Friday, October 25, 2013

Crappy Editing Solves/Ruins/Creates Mysteries


If your bookshelves are anything like mine, almost all of your books come from one of five large publishing companies.  However, there are thousands of publishing companies out there.  I wanted to know what kinds of books the smaller companies are publishing.  I bought a book published by a small company.  It was horrible.  It was possibly the most disappointing book I’ve ever read.  I know that small publishers are capable of producing quality books, but this book was just bad.  It made me feel sad for the author because it’s the publishing company’s job to not publish something until it’s ready.  This book was not ready.
 
Here’s what happens in the book:
A wealthy business owner’s son goes missing and is assumed to have been kidnapped.  Two detectives are hired by two different people to find the son.  The detectives don’t know that they’ve been hired to work on the same case until they meet in a bar and start talking about their cases.  One of the detectives says something like, “I know what happened right before the business owner’s son died.”  The other detective doesn’t react to the news that they guy who they’re both looking for is dead.  They just end their conversation, go their separate ways, and continue looking for the missing son.  Nothing else is said about the son being dead.

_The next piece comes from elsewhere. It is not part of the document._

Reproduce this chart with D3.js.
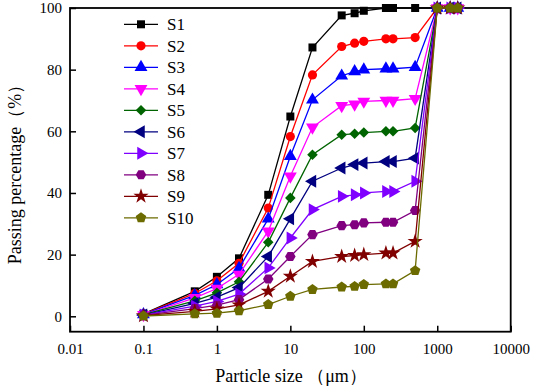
<!DOCTYPE html>
<html><head><meta charset="utf-8">
<script src="https://cdn.jsdelivr.net/npm/d3@7"></script>
<style>body{margin:0;background:#fff}svg{display:block}</style>
</head><body>
<svg id="c" width="533" height="390"></svg>
<script>
const sizes = [0.1, 0.5, 1, 2, 5, 10, 20, 50, 75, 100, 200, 250, 500, 1000, 1500, 1900];
const seriesNames = ["S1","S2","S3","S4","S5","S6","S7","S8","S9","S10"];
const S1  = [0.8, 8.1, 12.8, 18.8, 39.4, 64.8, 87.2, 97.6, 98.3, 99.1, 100, 100, 100, 100, 100, 100];
const S2  = [0.7, 7.4, 11.5, 17.2, 35.1, 58.3, 78.3, 87.5, 88.6, 89.2, 90.0, 90.0, 90.4, 100, 100, 100];
const S3  = [0.6, 6.8, 10.3, 15.6, 31.6, 51.9, 70.2, 78.0, 79.4, 80.0, 80.3, 80.3, 80.8, 100, 100, 100];
const S4  = [0.5, 6.0, 9.0, 13.6, 27.6, 45.4, 61.3, 68.3, 68.8, 69.7, 70.0, 70.0, 70.6, 100, 100, 100];
const S5  = [0.5, 5.0, 7.6, 11.2, 24.0, 38.4, 52.4, 58.9, 59.2, 59.6, 60.0, 60.0, 61.1, 100, 100, 100];
const S6  = [0.4, 4.2, 6.2, 9.3, 19.4, 31.6, 43.8, 48.1, 49.2, 49.7, 50.2, 50.2, 51.3, 100, 100, 100];
const S7  = [0.4, 3.3, 4.8, 7.2, 15.7, 25.4, 34.6, 38.9, 39.4, 40.0, 40.5, 40.5, 43.8, 100, 100, 100];
const S8  = [0.3, 2.5, 3.6, 5.4, 12.1, 19.4, 26.5, 29.4, 29.7, 30.3, 30.5, 30.5, 34.3, 100, 100, 100];
const S9  = [0.2, 1.6, 2.4, 3.7, 8.1, 13.0, 17.8, 19.4, 19.7, 20.0, 20.5, 20.5, 24.3, 100, 100, 100];
const S10 = [0.1, 0.8, 1.0, 1.8, 3.8, 6.5, 8.7, 9.5, 9.7, 10.3, 10.5, 10.5, 14.8, 100, 100, 100];
const seriesValues = [S1,S2,S3,S4,S5,S6,S7,S8,S9,S10];
const xTicks = [0.01, 0.1, 1, 10, 100, 1000, 10000];
const xTickLabels = ["0.01","0.1","1","10","100","1000","10000"];
const yTicks = [0, 20, 40, 60, 80, 100];

const colors = ["#000000","#ff0000","#0000ff","#ff00ff","#006400","#000080","#8000ff","#800080","#800000","#6b6b00"];

const svg = d3.select("#c");
const L = 70, R = 510.7, T = 8, B = 331.7;
const x = d3.scaleLog().domain([0.01, 10000]).range([L, R]);
const y = d3.scaleLinear().domain([-5, 100]).range([B, T]);
const font = "'Liberation Serif','Times New Roman',serif";

// custom polygon symbol generator
function poly(n, rot){
  return {draw(ctx, size){
    const r = Math.sqrt(size / (n * 0.5 * Math.sin(2*Math.PI/n)));
    for(let i=0;i<n;i++){
      const a = rot + i*2*Math.PI/n;
      const px = r*Math.sin(a), py = -r*Math.cos(a);
      if(i===0) ctx.moveTo(px,py); else ctx.lineTo(px,py);
    }
    ctx.closePath();
  }};
}
const tri = d3.symbolTriangle;
const markers = [
  {t:d3.symbolSquare, s:64, r:0},
  {t:d3.symbolCircle, s:66, r:0},
  {t:tri, s:72, r:0},
  {t:tri, s:72, r:180},
  {t:d3.symbolSquare, s:56, r:45},
  {t:tri, s:72, r:-90},
  {t:tri, s:72, r:90},
  {t:poly(6, Math.PI/6), s:72, r:0},
  {t:d3.symbolStar, s:72, r:0},
  {t:poly(5, 0), s:72, r:0}
];

// axes
const xAxis = d3.axisBottom(x).tickValues(xTicks).tickFormat((d,i)=>xTickLabels[i]).tickSizeInner(-6).tickSizeOuter(0).tickPadding(9);
const yAxis = d3.axisLeft(y).tickValues(yTicks).tickSizeInner(-6).tickSizeOuter(0).tickPadding(8);
const gx = svg.append("g").attr("transform",`translate(0,${B})`).call(xAxis);
const gy = svg.append("g").attr("transform",`translate(${L},0)`).call(yAxis);
[gx,gy].forEach(g=>{
  g.select(".domain").remove();
  g.selectAll(".tick line").attr("stroke","#000").attr("stroke-width",1.5);
  g.selectAll(".tick text").attr("font-family",font).attr("font-size",15).attr("fill","#000");
});
gx.selectAll(".tick text").attr("dy","0.9em");
// frame
svg.append("rect").attr("x",L).attr("y",T).attr("width",R-L).attr("height",B-T)
  .attr("fill","none").attr("stroke","#000").attr("stroke-width",1.8);

// series
const line = d3.line().x((d,i)=>x(sizes[i])).y(d=>y(d));
seriesValues.forEach((vals,k)=>{
  const g = svg.append("g");
  g.append("path").attr("d",line(vals)).attr("fill","none").attr("stroke",colors[k]).attr("stroke-width",1.3);
  const m = markers[k];
  const sym = d3.symbol().type(m.t).size(m.s);
  g.selectAll("path.m").data(vals).enter().append("path").attr("class","m")
    .attr("d",sym)
    .attr("transform",(d,i)=>`translate(${x(sizes[i])},${y(d)}) rotate(${m.r})`)
    .attr("fill",colors[k]);
});

// legend
const lg = svg.append("g");
seriesNames.forEach((n,k)=>{
  const yy = 24.3 + k*21.5;
  lg.append("line").attr("x1",124).attr("x2",158).attr("y1",yy).attr("y2",yy).attr("stroke",colors[k]).attr("stroke-width",1.3);
  const m = markers[k];
  lg.append("path").attr("d",d3.symbol().type(m.t).size(m.s)).attr("transform",`translate(141,${yy}) rotate(${m.r})`).attr("fill",colors[k]);
  lg.append("text").attr("x",167).attr("y",yy).attr("dy","0.35em").attr("font-family",font).attr("font-size",17).attr("fill","#000").text(n);
});

// axis titles
svg.append("text").attr("x",291).attr("y",382).attr("text-anchor","middle")
  .attr("font-family",font).attr("font-size",18).attr("fill","#000").text("Particle size （μm）");
svg.append("text").attr("transform","translate(21,170) rotate(-90)").attr("text-anchor","middle")
  .attr("font-family",font).attr("font-size",18).attr("fill","#000").text("Passing percentage（%）");
</script>
</body></html>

I spent about two-thirds of the book being massively confused and rereading to figure out why I was massively confused.  Why were the detectives still treating this case like a missing person case if they knew that the son was dead?
Then, at the end of the book, the detectives find the son’s body and don’t seem surprised that he’s dead, but the way that the dead-body-discovery scene is written feels as if the death is meant to surprise the reader.  It wasn’t a surprise to me because the detective said that the son was dead two-hundred pages ago.
I’m still confused.  I have a feeling that the author changed some scenes, and the dialogue about the son’s death wasn’t supposed to be in the published version of the book.  I can’t come up with another reason why the detectives would continue looking for someone who they knew was dead.  It would also explain why one detective didn’t react when the other detective said that the son was dead.  The mistake led to me being confused for the majority of the book.  If I didn’t have a compulsive need to finish every book that I start reading, I would have put this one down and not picked it up again.
This is why good editing is so important.  One misplaced line ruined an entire book.  (Well, one misplaced line and about eighty distracting typos ruined an entire book).  So, edit carefully.